GIVEN TASK => Begin with the first line of the material and copy each line word for word through the line that contains "import seaborn as sns"; the pictures are left out.

SOURCE MATERIAL =>
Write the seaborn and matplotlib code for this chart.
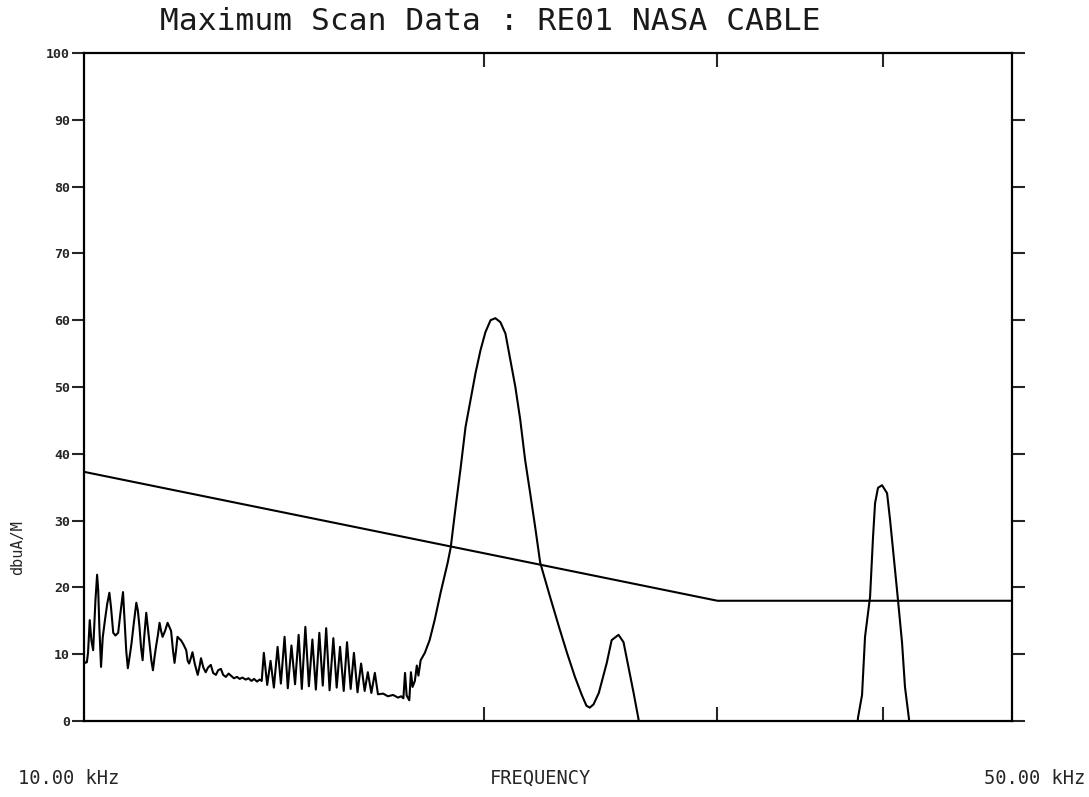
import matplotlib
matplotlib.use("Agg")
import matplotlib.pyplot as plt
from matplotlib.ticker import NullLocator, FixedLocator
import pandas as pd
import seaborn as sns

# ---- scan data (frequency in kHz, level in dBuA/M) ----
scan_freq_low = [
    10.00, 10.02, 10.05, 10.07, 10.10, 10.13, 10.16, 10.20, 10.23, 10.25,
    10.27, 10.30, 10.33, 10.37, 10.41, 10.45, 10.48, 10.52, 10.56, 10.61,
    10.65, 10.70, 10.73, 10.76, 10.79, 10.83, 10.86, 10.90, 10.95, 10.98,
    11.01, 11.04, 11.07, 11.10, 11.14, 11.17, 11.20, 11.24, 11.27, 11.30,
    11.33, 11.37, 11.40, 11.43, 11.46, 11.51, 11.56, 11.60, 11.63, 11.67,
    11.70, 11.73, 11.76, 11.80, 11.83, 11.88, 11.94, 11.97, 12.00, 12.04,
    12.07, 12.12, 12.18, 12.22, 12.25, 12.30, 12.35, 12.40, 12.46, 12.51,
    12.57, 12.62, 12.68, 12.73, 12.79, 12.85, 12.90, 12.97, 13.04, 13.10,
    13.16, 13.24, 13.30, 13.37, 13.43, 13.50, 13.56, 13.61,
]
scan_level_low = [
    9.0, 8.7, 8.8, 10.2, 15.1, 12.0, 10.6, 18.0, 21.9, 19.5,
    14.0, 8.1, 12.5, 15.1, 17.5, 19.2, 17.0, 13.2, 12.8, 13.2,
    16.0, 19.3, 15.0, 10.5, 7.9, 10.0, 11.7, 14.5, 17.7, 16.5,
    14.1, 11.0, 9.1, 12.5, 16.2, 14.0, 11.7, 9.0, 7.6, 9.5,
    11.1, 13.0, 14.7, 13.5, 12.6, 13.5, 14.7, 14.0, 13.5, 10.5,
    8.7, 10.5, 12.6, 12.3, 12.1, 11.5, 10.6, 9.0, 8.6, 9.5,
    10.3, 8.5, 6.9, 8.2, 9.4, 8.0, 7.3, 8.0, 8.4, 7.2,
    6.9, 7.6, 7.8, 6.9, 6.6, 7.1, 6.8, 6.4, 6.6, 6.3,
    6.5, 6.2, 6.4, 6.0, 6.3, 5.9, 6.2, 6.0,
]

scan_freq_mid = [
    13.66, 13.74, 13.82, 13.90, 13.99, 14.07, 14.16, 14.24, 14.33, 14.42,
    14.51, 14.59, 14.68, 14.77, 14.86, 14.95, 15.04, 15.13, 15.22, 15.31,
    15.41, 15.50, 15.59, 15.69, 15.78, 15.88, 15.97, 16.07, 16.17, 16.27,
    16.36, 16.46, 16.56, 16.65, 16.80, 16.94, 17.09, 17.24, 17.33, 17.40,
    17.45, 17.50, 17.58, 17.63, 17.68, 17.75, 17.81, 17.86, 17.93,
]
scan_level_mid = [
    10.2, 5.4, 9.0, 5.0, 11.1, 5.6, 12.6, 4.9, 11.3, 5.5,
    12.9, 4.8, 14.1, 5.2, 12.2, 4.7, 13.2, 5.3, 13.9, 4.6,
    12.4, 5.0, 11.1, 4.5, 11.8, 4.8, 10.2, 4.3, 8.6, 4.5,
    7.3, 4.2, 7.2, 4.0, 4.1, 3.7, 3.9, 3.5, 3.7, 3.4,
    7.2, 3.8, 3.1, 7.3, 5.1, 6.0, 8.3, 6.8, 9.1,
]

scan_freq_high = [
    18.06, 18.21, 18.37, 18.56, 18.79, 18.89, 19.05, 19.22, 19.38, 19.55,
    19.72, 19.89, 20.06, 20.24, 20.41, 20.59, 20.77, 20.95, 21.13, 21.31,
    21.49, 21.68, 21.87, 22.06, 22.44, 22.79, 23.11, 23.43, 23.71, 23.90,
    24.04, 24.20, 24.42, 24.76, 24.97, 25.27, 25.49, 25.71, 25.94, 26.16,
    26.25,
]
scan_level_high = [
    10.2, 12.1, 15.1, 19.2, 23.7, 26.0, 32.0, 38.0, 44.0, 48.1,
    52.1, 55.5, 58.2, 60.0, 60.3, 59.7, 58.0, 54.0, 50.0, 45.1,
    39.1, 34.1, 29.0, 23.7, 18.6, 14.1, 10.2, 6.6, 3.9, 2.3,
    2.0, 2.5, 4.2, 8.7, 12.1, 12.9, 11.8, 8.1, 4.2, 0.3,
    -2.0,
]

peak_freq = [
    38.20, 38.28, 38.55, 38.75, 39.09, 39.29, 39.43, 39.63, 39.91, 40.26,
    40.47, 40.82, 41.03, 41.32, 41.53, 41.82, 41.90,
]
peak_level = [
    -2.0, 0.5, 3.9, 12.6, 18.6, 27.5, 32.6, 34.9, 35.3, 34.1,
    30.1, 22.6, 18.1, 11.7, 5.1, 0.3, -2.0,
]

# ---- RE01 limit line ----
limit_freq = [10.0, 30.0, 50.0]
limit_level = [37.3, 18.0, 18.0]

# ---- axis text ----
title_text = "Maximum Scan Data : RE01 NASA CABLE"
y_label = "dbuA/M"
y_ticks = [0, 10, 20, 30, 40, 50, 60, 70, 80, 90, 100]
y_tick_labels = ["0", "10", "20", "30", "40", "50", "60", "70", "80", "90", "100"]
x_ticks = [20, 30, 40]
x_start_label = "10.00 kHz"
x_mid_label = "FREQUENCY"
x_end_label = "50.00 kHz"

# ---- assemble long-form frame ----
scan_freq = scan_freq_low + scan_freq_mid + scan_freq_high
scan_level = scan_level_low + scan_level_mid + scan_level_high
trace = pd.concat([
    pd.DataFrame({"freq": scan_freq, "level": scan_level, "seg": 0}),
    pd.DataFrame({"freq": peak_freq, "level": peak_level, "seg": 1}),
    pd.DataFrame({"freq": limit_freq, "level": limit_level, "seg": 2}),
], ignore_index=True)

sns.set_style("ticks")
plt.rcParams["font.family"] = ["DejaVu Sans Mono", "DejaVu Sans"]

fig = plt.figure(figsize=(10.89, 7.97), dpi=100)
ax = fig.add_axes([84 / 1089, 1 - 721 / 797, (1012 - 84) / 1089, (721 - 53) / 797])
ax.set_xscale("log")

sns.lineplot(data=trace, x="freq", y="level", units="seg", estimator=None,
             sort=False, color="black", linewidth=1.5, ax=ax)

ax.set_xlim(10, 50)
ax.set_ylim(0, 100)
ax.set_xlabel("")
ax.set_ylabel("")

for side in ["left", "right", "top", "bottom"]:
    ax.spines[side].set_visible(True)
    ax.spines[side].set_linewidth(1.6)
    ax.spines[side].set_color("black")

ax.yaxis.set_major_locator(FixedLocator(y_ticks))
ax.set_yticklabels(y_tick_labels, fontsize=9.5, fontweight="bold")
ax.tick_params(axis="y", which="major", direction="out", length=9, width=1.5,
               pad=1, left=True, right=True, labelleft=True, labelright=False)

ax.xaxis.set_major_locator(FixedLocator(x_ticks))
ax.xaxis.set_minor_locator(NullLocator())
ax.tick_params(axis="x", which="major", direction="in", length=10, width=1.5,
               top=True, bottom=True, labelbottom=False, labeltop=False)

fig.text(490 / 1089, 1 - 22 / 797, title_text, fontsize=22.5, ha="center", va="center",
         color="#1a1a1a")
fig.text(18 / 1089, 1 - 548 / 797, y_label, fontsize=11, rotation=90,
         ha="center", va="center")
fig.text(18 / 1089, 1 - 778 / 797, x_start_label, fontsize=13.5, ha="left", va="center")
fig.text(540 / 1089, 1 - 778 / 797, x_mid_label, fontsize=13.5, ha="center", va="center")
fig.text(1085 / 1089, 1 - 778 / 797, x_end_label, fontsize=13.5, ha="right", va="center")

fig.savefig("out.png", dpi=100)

EXERCISE RESULT =>
Write the seaborn and matplotlib code for this chart.
import matplotlib
matplotlib.use("Agg")
import matplotlib.pyplot as plt
from matplotlib.ticker import NullLocator, FixedLocator
import pandas as pd
import seaborn as sns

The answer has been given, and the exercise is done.